Wednesday, May 13, 2009

To Be Kindly

The immediate benefit of reading Vilnius Poker by Ricardas Gavelis is exploring and anticipating its rich layers, its coy use of convention only to find that the narrative has recoiled off in an unexpected direction. The novel begins with all the trappings of dystopian literature, as well as the more diabolical aspects of the genre, where, much like The Master and Margarita and Mailer's clumsy Castle in the Wood, supernatural evil is revealed beyond the all-too-real horrors of the 20th Century. We are led to believe that the protagonist, through his scholarly acumen, has discovered and explored a hidden, likewise demonic, reality. As the reader adjusts his expectations to these parameters, we then discover that not only is the narrator unreliable, he is a gulag survivor and has suffered greatly, to such an extent, we soon learn, that not only is his sense of reality damaged, but events of his personal past flow into his present experience and are all likewise disaffected by the gruelling history of Lithuania as a whole.

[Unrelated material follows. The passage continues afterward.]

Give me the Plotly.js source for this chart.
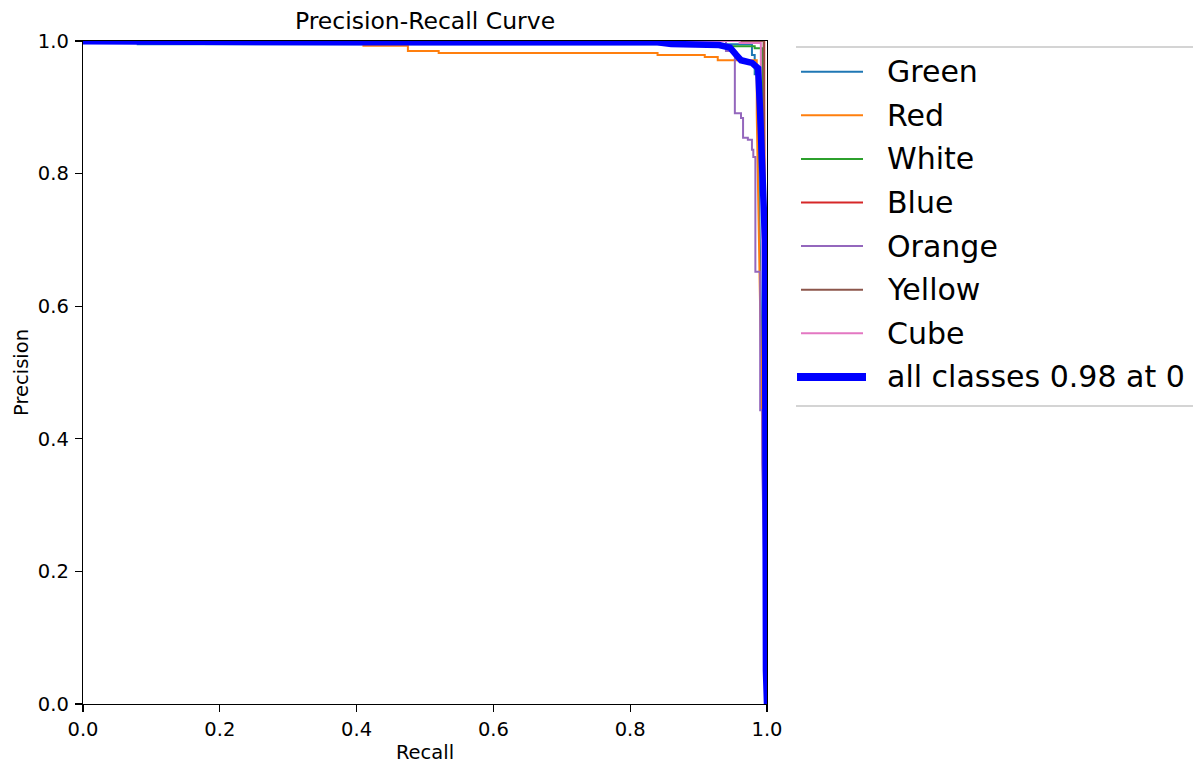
<!DOCTYPE html>
<html>
<head>
<meta charset="utf-8">
<script src="https://cdn.plot.ly/plotly-3.0.1.min.js"></script>
<style>html,body{margin:0;padding:0;background:#fff;}#chart{width:1193px;height:764px;}</style>
</head>
<body>
<div id="chart"></div>
<script>
// ---- data ----
const classNames = ["Green", "Red", "White", "Blue", "Orange", "Yellow", "Cube"];
const classColors = ["#1f77b4", "#ff7f0e", "#2ca02c", "#d62728", "#9467bd", "#8c564b", "#e377c2"];

const greenRecall    = [0, 0.08, 0.08, 0.978, 0.978, 0.982, 0.982, 0.986, 0.986, 1.0];
const greenPrecision = [1, 1, 0.995, 0.995, 0.979, 0.979, 0.95, 0.95, 0.93, 0];

const redRecall    = [0, 0.41, 0.41, 0.475, 0.475, 0.52, 0.52, 0.84, 0.84, 0.909, 0.909, 0.928, 0.928, 0.985, 0.985, 1.0];
const redPrecision = [1, 1, 0.993, 0.993, 0.985, 0.985, 0.982, 0.982, 0.979, 0.979, 0.976, 0.976, 0.971, 0.971, 0.89, 0];

const whiteRecall    = [0, 0.93, 0.93, 0.982, 0.982, 0.993, 1.0];
const whitePrecision = [1, 1, 0.992, 0.992, 0.989, 0.989, 0];

const blueRecall    = [0, 0.996, 0.996, 1.0];
const bluePrecision = [1, 1, 0.92, 0];

const orangeRecall    = [0, 0.94, 0.94, 0.953, 0.953, 0.962, 0.962, 0.965, 0.965, 0.972, 0.972, 0.978, 0.978, 0.98, 0.98, 0.983, 0.983, 0.99, 0.99, 0.993, 0.993, 1.0];
const orangePrecision = [1, 1, 0.985, 0.985, 0.891, 0.891, 0.884, 0.884, 0.854, 0.854, 0.851, 0.851, 0.836, 0.836, 0.825, 0.825, 0.652, 0.652, 0.443, 0.443, 0.363, 0];

const yellowRecall    = [0, 0.995, 0.995, 1.0];
const yellowPrecision = [1, 1, 0.94, 0];

const cubeRecall    = [0, 0.96, 0.96, 0.991, 0.991, 1.0];
const cubePrecision = [1, 1, 0.997, 0.997, 0.945, 0];

const allName = "all classes 0.98 at 0";
const allRecall    = [0, 0.08, 0.41, 0.84, 0.86, 0.93, 0.946, 0.955, 0.962, 0.978, 0.987, 0.99, 0.997, 0.9985, 1.0];
const allPrecision = [0.9995, 0.999, 0.998, 0.998, 0.9955, 0.994, 0.99, 0.979, 0.971, 0.967, 0.959, 0.891, 0.70, 0.05, 0];

const xTicks = [0, 0.2, 0.4, 0.6, 0.8, 1.0];
const yTicks = [0, 0.2, 0.4, 0.6, 0.8, 1.0];

// ---- build ----
const classRecalls = [greenRecall, redRecall, whiteRecall, blueRecall, orangeRecall, yellowRecall, cubeRecall];
const classPrecisions = [greenPrecision, redPrecision, whitePrecision, bluePrecision, orangePrecision, yellowPrecision, cubePrecision];

const FONT = "DejaVu Sans, Liberation Sans, sans-serif";
const traces = classNames.map((n, i) => ({
  type: "scatter", mode: "lines", name: n,
  x: classRecalls[i], y: classPrecisions[i],
  line: {color: classColors[i], width: 2},
  showlegend: false
}));
traces.push({
  type: "scatter", mode: "lines", name: allName,
  x: allRecall, y: allPrecision,
  line: {color: "#0000ff", width: 6.5},
  showlegend: false
});

// plot-area pixel frame
const L = 83, R = 767, T = 41, B = 704, W = 1193, H = 764;
const px = v => (v - L) / (R - L);
const py = v => (B - v) / (B - T);

// hand-made matplotlib-style legend
const shapes = [];
const annotations = [];
const rowY0 = 71.7, rowStep = 43.6;
const legendNames = classNames.concat([allName]);
const legendColors = classColors.concat(["#0000ff"]);
legendNames.forEach((n, i) => {
  const y = rowY0 + i * rowStep;
  const thick = i === legendNames.length - 1;
  shapes.push({type: "line", xref: "paper", yref: "paper",
    x0: px(thick ? 797 : 801), x1: px(thick ? 866 : 863), y0: py(y), y1: py(y),
    line: {color: legendColors[i], width: thick ? 8 : 2}});
  annotations.push({xref: "paper", yref: "paper", x: px(885), y: py(y),
    xanchor: "left", yanchor: "middle", showarrow: false, text: n,
    font: {family: FONT, size: 30, color: "#000"}});
});
[47, 406].forEach(yv => shapes.push({type: "line", xref: "paper", yref: "paper",
  x0: px(796), x1: px(1196), y0: py(yv), y1: py(yv),
  line: {color: "#d4d4d4", width: 2}}));

const axisCommon = {
  range: [0, 1], showgrid: false, zeroline: false,
  showline: true, mirror: true, linecolor: "#000", linewidth: 1.3,
  ticks: "outside", ticklen: 7, tickwidth: 1.3, tickcolor: "#000",
  tickformat: ".1f", tickfont: {family: FONT, size: 19.5, color: "#000"},
  fixedrange: true
};

const layout = {
  width: W, height: H,
  margin: {l: L, r: W - R, t: T, b: H - B, pad: 0},
  paper_bgcolor: "#fff", plot_bgcolor: "#fff",
  font: {family: FONT, color: "#000"},
  title: {text: "Precision-Recall Curve", font: {family: FONT, size: 23.5, color: "#000"},
    x: 0.5, xref: "paper", xanchor: "center", y: 1, yref: "paper", yanchor: "bottom", pad: {b: 12}},
  xaxis: Object.assign({}, axisCommon, {tickvals: xTicks,
    title: {text: "Recall", font: {family: FONT, size: 19.5, color: "#000"}, standoff: 7}}),
  yaxis: Object.assign({}, axisCommon, {tickvals: yTicks, ticklabelstandoff: 2,
    title: {text: "Precision", font: {family: FONT, size: 19.5, color: "#000"}, standoff: 4}}),
  shapes: shapes, annotations: annotations, showlegend: false
};

Plotly.newPlot("chart", traces, layout, {displayModeBar: false, staticPlot: true});
</script>
</body>
</html>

Matters become all the more enhanced as the reader grows accustomed to the derangement. The protagonist praises his good friend Gediminias early in the novel, the two unexpectedly encounter one another all over Vilinius. He appears alternately randy and remorseful and then suddenly, he is imagined to be dead. It is perhaps pivotal to know that Gediminias is also the name of Lithuania's famed pagan ruler of the 14th Century. Is it one and the same, all a hallucination? Pithy conversations drift to the fate of this Baltic state, it being approximate in size and population to Ireland. Just as quickly, the novel skips over the predictability of a lament against social realism. The Baltics have been fucked with much more facility and changing partners than any made for TV of the Black Book of Communism.

I look forward to further dispatches.


Blogger the feral professor said...

Even if called "clumsy" did you actually make a comparison - even if by conjunction and juxtaposition - of "The Master and" and "Castle in the Forest" ("Forest" yes?)? Where's the Big Dipper putting it on top of Shane's face guarding?

1:02 AM  
Blogger jon faith said...

I was greeted midday by this geyser of quotation marks, perhaps an offhand homage to Rush Limbaugh, be he Troubled Asset or not.

I am guilty of having dashed off an idea for a review of the novel's unexpected protean unfolding and placing it in the draft folder. I did situate Mailer's novel (which I incorrectly titled from recall, thank you for the correction) and hoped to polish such last night but found no real objections to publishing it as is. Yes sir, I did place Bulgakov in a ruminative pen with Mailer's Failure. I find both to be a similar exploration of a neo-gothic theme but with distance between in achievement measuring in leagues.